§ Given exercise: Leave out the pictures, and retype only the lines from the beginning of the material through the line that contains "import matplotlib.pyplot as plt", including both.

----

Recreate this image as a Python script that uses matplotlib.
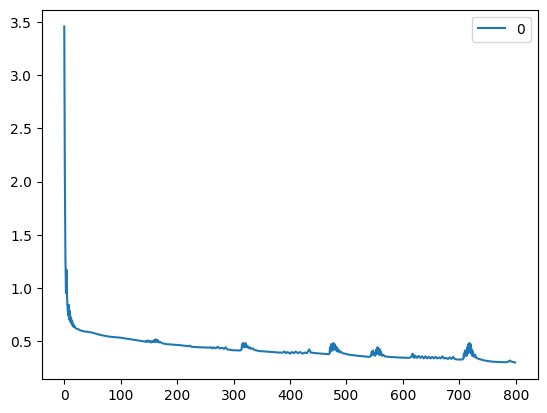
import matplotlib
matplotlib.use("Agg")
import matplotlib.pyplot as plt

steps = [0, 1, 2, 3, 4, 5, 6, 7, 8, 9, 10, 11, 12, 13, 14, 15, 16, 17, 18, 20, 22, 25, 28,
         35, 48, 64, 80, 100, 117, 130, 143,
         145, 146, 148, 150, 152, 154, 156, 158, 160, 161, 162, 163, 164, 165, 166, 168, 170, 173,
         180, 205, 220, 223, 225, 240, 257,
         260, 262, 265, 268, 272, 275, 280, 283, 286, 289, 300, 312,
         314, 315, 316, 317, 318, 319, 320, 321, 322, 323, 324, 325, 327, 329, 331, 334, 337, 345, 382,
         387, 390, 393, 396, 400, 403, 407, 410, 414, 418, 422, 426, 430, 434, 437, 445, 468,
         470, 471, 472, 473, 474, 475, 476, 477, 478, 479, 480, 481, 482, 483, 484, 486, 488, 490, 493, 497,
         505, 520, 540,
         543, 545, 546, 547, 548, 550, 551, 553, 554, 555, 556, 557, 558, 559, 560, 561, 563, 565, 568,
         575, 590, 611,
         615, 617, 618, 619, 620, 622,
         625, 628, 631, 634, 637, 640, 643, 646, 649, 652, 655, 658, 661, 664, 667, 670, 673, 676,
         680, 683, 686, 689, 692, 696, 705,
         707, 708, 709, 710, 711, 712, 713, 714, 715, 716, 717, 718, 719, 720, 721, 722, 723, 724,
         726, 728, 730, 735, 745, 758, 775, 785, 788, 790, 792, 797, 799]

loss = [3.46, 2.10, 1.30, 0.95, 1.17, 0.90, 0.80, 0.74, 0.84, 0.70, 0.78, 0.68, 0.72, 0.66, 0.69, 0.64, 0.66, 0.63, 0.64, 0.62, 0.615, 0.61, 0.60,
        0.59, 0.58, 0.556, 0.54, 0.53, 0.516, 0.505, 0.494,
        0.50, 0.49, 0.505, 0.49, 0.50, 0.485, 0.50, 0.49, 0.51, 0.49, 0.515, 0.495, 0.51, 0.49, 0.505, 0.485, 0.49, 0.48,
        0.47, 0.46, 0.45, 0.455, 0.445, 0.44, 0.437,
        0.44, 0.43, 0.44, 0.43, 0.445, 0.43, 0.435, 0.425, 0.44, 0.42, 0.412, 0.41,
        0.42, 0.47, 0.44, 0.48, 0.45, 0.47, 0.44, 0.48, 0.45, 0.46, 0.44, 0.45, 0.43, 0.44, 0.425, 0.43, 0.415, 0.405, 0.39,
        0.39, 0.40, 0.385, 0.395, 0.38, 0.395, 0.385, 0.40, 0.385, 0.395, 0.38, 0.39, 0.385, 0.42, 0.39, 0.385, 0.375,
        0.38, 0.44, 0.40, 0.47, 0.42, 0.46, 0.41, 0.48, 0.42, 0.47, 0.43, 0.45, 0.41, 0.44, 0.40, 0.42, 0.39, 0.40, 0.385, 0.38,
        0.37, 0.36, 0.35,
        0.355, 0.40, 0.37, 0.41, 0.37, 0.39, 0.36, 0.42, 0.38, 0.44, 0.38, 0.43, 0.37, 0.42, 0.37, 0.40, 0.36, 0.37, 0.355,
        0.35, 0.345, 0.34,
        0.35, 0.38, 0.35, 0.37, 0.34, 0.36,
        0.34, 0.36, 0.34, 0.355, 0.335, 0.355, 0.335, 0.35, 0.335, 0.35, 0.335, 0.35, 0.335, 0.345, 0.335, 0.355, 0.335, 0.34,
        0.33, 0.345, 0.33, 0.35, 0.33, 0.325, 0.325,
        0.33, 0.38, 0.35, 0.41, 0.37, 0.40, 0.36, 0.44, 0.38, 0.47, 0.39, 0.48, 0.40, 0.47, 0.38, 0.42, 0.36, 0.40,
        0.35, 0.37, 0.34, 0.33, 0.315, 0.305, 0.30, 0.30, 0.31, 0.315, 0.305, 0.30, 0.297]

series_label = "0"

fig, ax = plt.subplots(figsize=(6.4, 4.8), dpi=100)
ax.plot(steps, loss, color="#1f77b4", linewidth=1.5, label=series_label)
ax.legend(loc="upper right")
fig.savefig("out.png", dpi=100, bbox_inches="tight")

----

§ Result of the task:
Recreate this image as a Python script that uses matplotlib.
import matplotlib
matplotlib.use("Agg")
import matplotlib.pyplot as plt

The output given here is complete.